AIM » Repeat the material exactly, every line of it.

INFORMATION PROVIDED »
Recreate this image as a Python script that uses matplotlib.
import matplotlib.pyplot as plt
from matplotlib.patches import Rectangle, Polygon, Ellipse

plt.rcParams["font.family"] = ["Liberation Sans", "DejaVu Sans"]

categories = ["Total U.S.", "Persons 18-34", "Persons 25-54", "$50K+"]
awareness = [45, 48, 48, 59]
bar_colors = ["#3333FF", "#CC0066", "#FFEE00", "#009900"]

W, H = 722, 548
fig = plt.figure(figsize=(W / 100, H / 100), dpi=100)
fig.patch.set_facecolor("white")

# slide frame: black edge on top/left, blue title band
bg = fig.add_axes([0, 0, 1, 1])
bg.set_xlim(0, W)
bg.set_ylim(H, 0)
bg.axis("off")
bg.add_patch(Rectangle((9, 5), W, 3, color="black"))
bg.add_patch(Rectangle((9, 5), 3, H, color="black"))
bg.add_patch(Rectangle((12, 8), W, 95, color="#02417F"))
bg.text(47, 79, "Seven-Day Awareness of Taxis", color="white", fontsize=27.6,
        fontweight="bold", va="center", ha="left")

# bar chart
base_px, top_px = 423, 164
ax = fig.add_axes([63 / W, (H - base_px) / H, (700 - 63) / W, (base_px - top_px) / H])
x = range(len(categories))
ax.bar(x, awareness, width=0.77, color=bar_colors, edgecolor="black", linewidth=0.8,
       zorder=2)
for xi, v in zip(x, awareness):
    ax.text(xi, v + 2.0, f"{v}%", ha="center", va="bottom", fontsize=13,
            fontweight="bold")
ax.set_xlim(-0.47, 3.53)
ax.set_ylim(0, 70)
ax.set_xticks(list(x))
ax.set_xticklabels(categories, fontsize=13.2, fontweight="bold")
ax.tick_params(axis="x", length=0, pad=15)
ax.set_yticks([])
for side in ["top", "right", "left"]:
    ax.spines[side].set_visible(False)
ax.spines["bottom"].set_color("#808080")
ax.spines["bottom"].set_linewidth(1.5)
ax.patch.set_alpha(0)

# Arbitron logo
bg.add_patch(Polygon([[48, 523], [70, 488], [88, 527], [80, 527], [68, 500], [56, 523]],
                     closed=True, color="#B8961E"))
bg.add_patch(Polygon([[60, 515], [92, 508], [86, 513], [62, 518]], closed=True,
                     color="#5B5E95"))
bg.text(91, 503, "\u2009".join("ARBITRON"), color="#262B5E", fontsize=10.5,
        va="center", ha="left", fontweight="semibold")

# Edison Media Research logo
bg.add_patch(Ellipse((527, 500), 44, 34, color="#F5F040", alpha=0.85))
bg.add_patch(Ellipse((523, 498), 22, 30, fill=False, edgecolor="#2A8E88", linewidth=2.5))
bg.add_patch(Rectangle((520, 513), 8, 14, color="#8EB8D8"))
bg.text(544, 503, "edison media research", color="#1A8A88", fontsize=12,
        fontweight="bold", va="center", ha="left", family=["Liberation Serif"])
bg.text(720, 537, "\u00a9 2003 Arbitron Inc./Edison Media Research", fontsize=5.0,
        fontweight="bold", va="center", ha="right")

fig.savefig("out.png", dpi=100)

THE SOLUTION »
Recreate this image as a Python script that uses matplotlib.
import matplotlib.pyplot as plt
from matplotlib.patches import Rectangle, Polygon, Ellipse

plt.rcParams["font.family"] = ["Liberation Sans", "DejaVu Sans"]

categories = ["Total U.S.", "Persons 18-34", "Persons 25-54", "$50K+"]
awareness = [45, 48, 48, 59]
bar_colors = ["#3333FF", "#CC0066", "#FFEE00", "#009900"]

W, H = 722, 548
fig = plt.figure(figsize=(W / 100, H / 100), dpi=100)
fig.patch.set_facecolor("white")

# slide frame: black edge on top/left, blue title band
bg = fig.add_axes([0, 0, 1, 1])
bg.set_xlim(0, W)
bg.set_ylim(H, 0)
bg.axis("off")
bg.add_patch(Rectangle((9, 5), W, 3, color="black"))
bg.add_patch(Rectangle((9, 5), 3, H, color="black"))
bg.add_patch(Rectangle((12, 8), W, 95, color="#02417F"))
bg.text(47, 79, "Seven-Day Awareness of Taxis", color="white", fontsize=27.6,
        fontweight="bold", va="center", ha="left")

# bar chart
base_px, top_px = 423, 164
ax = fig.add_axes([63 / W, (H - base_px) / H, (700 - 63) / W, (base_px - top_px) / H])
x = range(len(categories))
ax.bar(x, awareness, width=0.77, color=bar_colors, edgecolor="black", linewidth=0.8,
       zorder=2)
for xi, v in zip(x, awareness):
    ax.text(xi, v + 2.0, f"{v}%", ha="center", va="bottom", fontsize=13,
            fontweight="bold")
ax.set_xlim(-0.47, 3.53)
ax.set_ylim(0, 70)
ax.set_xticks(list(x))
ax.set_xticklabels(categories, fontsize=13.2, fontweight="bold")
ax.tick_params(axis="x", length=0, pad=15)
ax.set_yticks([])
for side in ["top", "right", "left"]:
    ax.spines[side].set_visible(False)
ax.spines["bottom"].set_color("#808080")
ax.spines["bottom"].set_linewidth(1.5)
ax.patch.set_alpha(0)

# Arbitron logo
bg.add_patch(Polygon([[48, 523], [70, 488], [88, 527], [80, 527], [68, 500], [56, 523]],
                     closed=True, color="#B8961E"))
bg.add_patch(Polygon([[60, 515], [92, 508], [86, 513], [62, 518]], closed=True,
                     color="#5B5E95"))
bg.text(91, 503, "\u2009".join("ARBITRON"), color="#262B5E", fontsize=10.5,
        va="center", ha="left", fontweight="semibold")

# Edison Media Research logo
bg.add_patch(Ellipse((527, 500), 44, 34, color="#F5F040", alpha=0.85))
bg.add_patch(Ellipse((523, 498), 22, 30, fill=False, edgecolor="#2A8E88", linewidth=2.5))
bg.add_patch(Rectangle((520, 513), 8, 14, color="#8EB8D8"))
bg.text(544, 503, "edison media research", color="#1A8A88", fontsize=12,
        fontweight="bold", va="center", ha="left", family=["Liberation Serif"])
bg.text(720, 537, "\u00a9 2003 Arbitron Inc./Edison Media Research", fontsize=5.0,
        fontweight="bold", va="center", ha="right")

fig.savefig("out.png", dpi=100)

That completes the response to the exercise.